White House policy on data access

The White House this week announced a new policy on public access to results from federally funded research. The announcement has gotten

Michael Eisen comments: "No celebrations here: why the White House public access policy sucks".

The administration fell hook line and sinker for the ridiculous argument put forth by publishers that the only way for researchers and the public to get the servies they provide is to give them monopoly control over the articles for a year the year when they are of greatest potential use.
Think about how absurd this is. Publishers, whose role should be to disseminate information as widely as possible, are now the only reason why the public will continue to not have access to research results their tax dollars paid for.

Why is Eisen so exercised? Here's an excerpt from the White House policy memo describing the policy on publication access:

In developing their public access plans, agencies shall seek to put in place policies that enhance innovation and competitiveness by maximizing the potential to create new business opportunities and are otherwise consistent with the principles articulated in section 1.
Agency plans must also describe, to the extent feasible, procedures the agency will take to help prevent the unauthorized mass redistribution of scholarly publications.

In other words, it's no longer just a matter of copyright agreements with publishers; now the federal agencies themselves must help police PDF sharing among researchers. I wonder where "mass redistribution" will kick in.

Further, the memo does not set a 12-month access embargo as a maximum, it directs agencies to adopt the 12-month embargo as a guideline. There is a lot not to like in the memo.

Most of the public attention to the decision has been directed at the effects on scientific publications. I have long been interested in a second area: the public access to data generated by federally funded research.

The White House Office of Science and Technology Policy last year requested public comment on two questions: open dissemination of federally-funded research and open access to data resulting from federally-funded research. I commented last year in response to the OSTP request ("Public interests in data from federally funded research") about the value of data to scientists and others who are not members of federally funded labs. The present announcement from the White House did not indicate how these comments from last year may have contributed to the decision, but it includes general recommendations on both publication and data access.

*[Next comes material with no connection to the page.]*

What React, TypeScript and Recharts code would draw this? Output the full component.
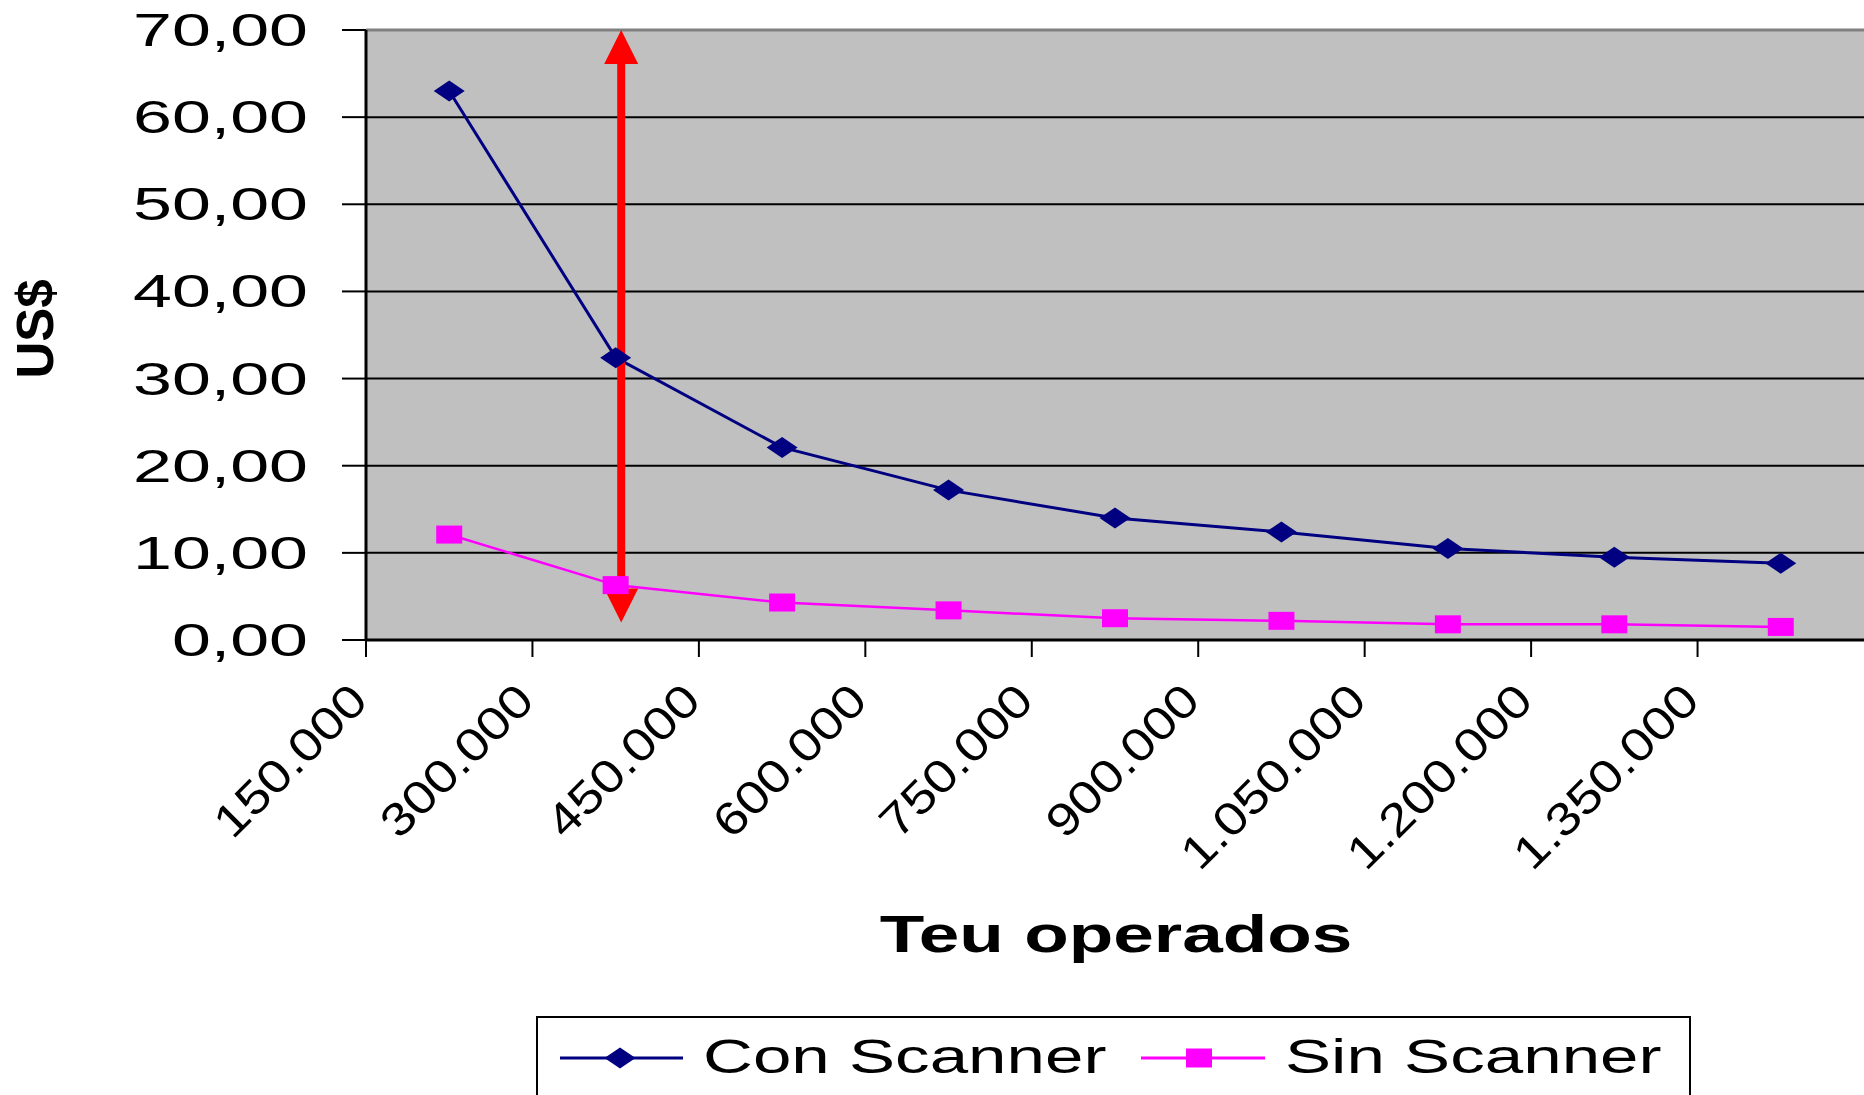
import { LineChart, Line, XAxis, YAxis, CartesianGrid, ReferenceLine } from "recharts"

const teu = [225000, 375000, 525000, 675000, 825000, 975000, 1125000, 1275000, 1425000]
const conScanner = [63.0, 32.4, 22.1, 17.2, 14.0, 12.4, 10.5, 9.5, 8.8]
const sinScanner = [12.1, 6.3, 4.3, 3.4, 2.5, 2.2, 1.8, 1.8, 1.5]
const xTicks = [150000, 300000, 450000, 600000, 750000, 900000, 1050000, 1200000, 1350000]
const yTicks = [0, 10, 20, 30, 40, 50, 60, 70]
// red double arrow marking the gap at ~380.000 TEU
const arrowX = 380000
const arrowFrom = 2
const arrowTo = 70

const data = teu.map((t, i) => ({ teu: t, con: conScanner[i], sin: sinScanner[i] }))

const FONT = '"Liberation Sans", Arial, sans-serif'
const NAVY = "#000080"
const MAGENTA = "#FF00FF"

const fmtX = (v: number) => String(v).replace(/\B(?=(\d{3})+(?!\d))/g, ".")
const fmtY = (v: number) => v.toFixed(2).replace(".", ",")

function YTick({ x, y, payload }: any) {
  return (
    <g transform={`translate(${x},${y})`}>
      <text transform="scale(1.52,1)" textAnchor="end" dy={16} fontSize={46} fontFamily={FONT} fill="#000">
        {fmtY(payload.value)}
      </text>
    </g>
  )
}

function XTick({ x, y, payload }: any) {
  return (
    <g transform={`translate(${x + 4},${y + 46}) rotate(-45)`}>
      <text transform="scale(1.17,1)" textAnchor="end" fontSize={46} fontFamily={FONT} fill="#000">
        {fmtX(payload.value)}
      </text>
    </g>
  )
}

function YTitle() {
  return (
    <text transform="translate(53,329) rotate(-90)" textAnchor="middle" fontSize={51} fontWeight="bold" fontFamily={FONT} fill="#000">
      US$
    </text>
  )
}

function XTitle() {
  return (
    <g transform="translate(1116,952)">
      <text transform="scale(1.43,1)" textAnchor="middle" fontSize={51} fontWeight="bold" fontFamily={FONT} fill="#000">
        Teu operados
      </text>
    </g>
  )
}

const diamond = (cx: number, cy: number) => `M${cx - 15.5},${cy} L${cx},${cy - 10.5} L${cx + 15.5},${cy} L${cx},${cy + 10.5} Z`

function Arrow(props: any) {
  const { x1, y1, y2 } = props
  const top = Math.min(y1, y2)
  const bot = Math.max(y1, y2)
  const head = 34
  const half = 17
  return (
    <g>
      <line x1={x1} x2={x1} y1={top + head - 2} y2={bot - head + 2} stroke="#FF0000" strokeWidth={8} />
      <polygon points={`${x1},${top} ${x1 - half},${top + head} ${x1 + half},${top + head}`} fill="#FF0000" />
      <polygon points={`${x1},${bot} ${x1 - half},${bot - head} ${x1 + half},${bot - head}`} fill="#FF0000" />
    </g>
  )
}

function LegendBox() {
  return (
    <svg width={1864} height={1095} style={{ position: "absolute", left: 0, top: 0, pointerEvents: "none" }}>
      <rect x={537} y={1017} width={1153} height={84} fill="#fff" stroke="#000" strokeWidth={2} />
      <line x1={560} x2={683} y1={1058} y2={1058} stroke={NAVY} strokeWidth={3} />
      <path d={diamond(620, 1058)} fill={NAVY} />
      <g transform="translate(703,1073)">
        <text transform="scale(1.44,1)" fontSize={48} fontFamily={FONT} fill="#000">Con Scanner</text>
      </g>
      <line x1={1141} x2={1265} y1={1058} y2={1058} stroke={MAGENTA} strokeWidth={3} />
      <rect x={1186} y={1048.5} width={26} height={19} fill={MAGENTA} />
      <g transform="translate(1285,1073)">
        <text transform="scale(1.44,1)" fontSize={48} fontFamily={FONT} fill="#000">Sin Scanner</text>
      </g>
    </svg>
  )
}

export default function App() {
  return (
    <div style={{ position: "absolute", left: 0, top: 0, width: 1864, height: 1095, overflow: "hidden", background: "#fff" }}>
      <LineChart width={1864} height={1095} data={data} margin={{ top: 30, right: 0, left: 0, bottom: 95 }}>
        <CartesianGrid vertical={false} stroke="#000" strokeWidth={2} fill="#C0C0C0" fillOpacity={1} />
        <XAxis
          dataKey="teu"
          type="number"
          domain={[150000, 1500000]}
          ticks={xTicks}
          interval={0}
          height={360}
          tickSize={17}
          tickMargin={0}
          tick={<XTick />}
          tickLine={{ stroke: "#000", strokeWidth: 2 }}
          axisLine={{ stroke: "#000", strokeWidth: 3 }}
          label={<XTitle />}
        />
        <YAxis
          type="number"
          domain={[0, 70]}
          ticks={yTicks}
          interval={0}
          width={366}
          tickSize={24}
          tickMargin={34}
          tick={<YTick />}
          tickLine={{ stroke: "#000", strokeWidth: 2 }}
          axisLine={{ stroke: "#000", strokeWidth: 3 }}
          label={<YTitle />}
        />
        <ReferenceLine y={70} stroke="#808080" strokeWidth={3} />
        <Line
          type="linear"
          dataKey="con"
          stroke={NAVY}
          strokeWidth={3}
          isAnimationActive={false}
          dot={(p: any) => <path key={`c${p.index}`} d={diamond(p.cx, p.cy)} fill={NAVY} />}
        />
        <Line
          type="linear"
          dataKey="sin"
          stroke={MAGENTA}
          strokeWidth={2.5}
          isAnimationActive={false}
          dot={(p: any) => <rect key={`s${p.index}`} x={p.cx - 13} y={p.cy - 9} width={26} height={18} fill={MAGENTA} />}
        />
        <ReferenceLine
          segment={[{ x: arrowX, y: arrowFrom }, { x: arrowX, y: arrowTo }]}
          shape={<Arrow />}
        />
      </LineChart>
      <LegendBox />
    </div>
  )
}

As it stands, the text of the memo essentially keeps in place the data access requirements established under the Bush administration. That is not a bad thing, and indeed the recommendations listed in the memo seem very reasonable. I quote them here at length:

Each agencys public access plan shall:
  1. Maximize access, by the general public and without charge, to digitally formatted scientific data created with Federal funds, while:
  1. protecting confidentiality and personal privacy,
  1. recognizing proprietary interests, business confidential information,and intellectual property rights and avoiding significant negative impact on intellectual property rights, innovation, and U.S. competitiveness, and
  1. preserving the balance between the relative value of long-term preservation and access and the associated cost and administrative burden;
  1. Ensure that all extramural researchers receiving Federal grants and contracts for scientific research and intramural researchers develop data management plans, as appropriate, describing how they will provide for long-term preservation of, and access to, scientific data in digital formats resulting from federally funded research, or explaining why long-term preservation and access cannot be justified;
  1. Allow the inclusion of appropriate costs for data management and access in proposals for Federal funding for scientific research;
  1. Ensure appropriate evaluation of the merits of submitted data management plans;
  1. Include mechanisms to ensure that intramural and extramural researchers comply with data management plans and policies;
  1. Promote the deposit of data in publicly accessible databases, where appropriate and available;
  1. Encourage cooperation with the private sector to improve data access and compatibility, including through the formation of public-private partnerships with foundations and other research funding organizations;
  1. Develop approaches for identifying and providing appropriate attribution to scientific data sets that are made available under the plan;
  1. In coordination with other agencies and the private sector, support training, education, and workforce development related to scientific data management, analysis, storage, preservation, and stewardship; and
  1. Provide for the assessment of long-term needs for the preservation of scientific data in fields that the agency supports and outline options for developing and sustaining repositories for scientific data in digital formats, taking into account the efforts of public and private sector entities.

These recommendations are all basically already in the NSF data access policies, meaning that the new White House memo will maintain the status quo at that level.

The problem is that the current policy is toothless. Continued data access is a very serious problem threatening the integrity of science. Self-archiving and institutional archiving have been sufficient to pass data management portions of grant applications, but have proven to be woefully insufficient to enable access to data. Meanwhile, some fields have intensive data collection but very little or no data entering the public domain as part of digital repositories. The recommendations listed above do nothing to change the current situation.

Nevertheless there is some room within the recommendations for agency directors to take bolder action on data access. Section (j) perhaps provides the best hope. If federal funding agencies actually assess the long-term needs of each field supported by funding, many (including anthropology) will clearly benefit from the establishment of standard digital repositories.

I hope that NSF will not sit on its current policy but will instead work to extend access more broadly. At the same time, I wish the White House had given clearer guidance to enable the creation of digital repositories and to require their standard use as a condition of continued funding of research projects.